Whereas it is the duty of all Nations to acknowledge the providence of Almighty God, to obey his will, to be grateful for his benefits, and humbly to implore his protection and favor—and whereas both Houses of Congress have by their joint Committee requested me “to recommend to the People of the United States a day of public thanksgiving and prayer to be observed by acknowledging with grateful hearts the many signal favors of Almighty God especially by affording them an opportunity peaceably to establish a form of government for their safety and happiness.”

Now therefore I do recommend and assign Thursday the 26th day of November next to be devoted by the People of these States to the service of that great and glorious Being, who is the beneficent Author of all the good that was, that is, or that will be—That we may then all unite in rendering unto him our sincere and humble thanks—for his kind care and protection of the People of this Country previous to their becoming a Nation—for the signal and manifold mercies, and the favorable interpositions of his Providence which we experienced in the course and conclusion of the late war—for the great degree of tranquility, union, and plenty, which we have since enjoyed—for the peaceable and rational manner, in which we have been enabled to establish constitutions of government for our safety and happiness, and particularly the national One now lately instituted—for the civil and religious liberty with which we are blessed; and the means we have of acquiring and diffusing useful knowledge; and in general for all the great and various favors which he hath been pleased to confer upon us.

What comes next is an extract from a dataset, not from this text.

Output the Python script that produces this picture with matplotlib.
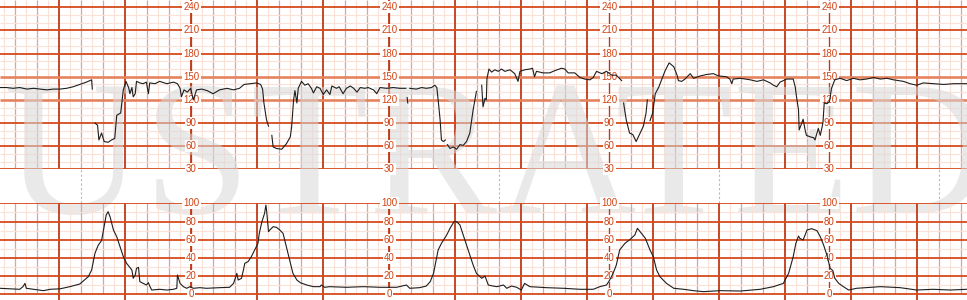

And also that we may then unite in most humbly offering our prayers and supplications to the great Lord and Ruler of Nations and beseech him to pardon our national and other transgressions—to enable us all, whether in public or private stations, to perform our several and relative duties properly and punctually—to render our national government a blessing to all the people, by constantly being a Government of wise, just, and constitutional laws, discreetly and faithfully executed and obeyed—to protect and guide all Sovereigns and Nations (especially such as have shewn kindness unto us) and to bless them with good government, peace, and concord—To promote the knowledge and practice of true religion and virtue, and the increase of science among them and us—and generally to grant unto all Mankind such a degree of temporal prosperity as he alone knows to be best.

Given under my hand at the City of New-York the third day of October in the year of our Lord 1789.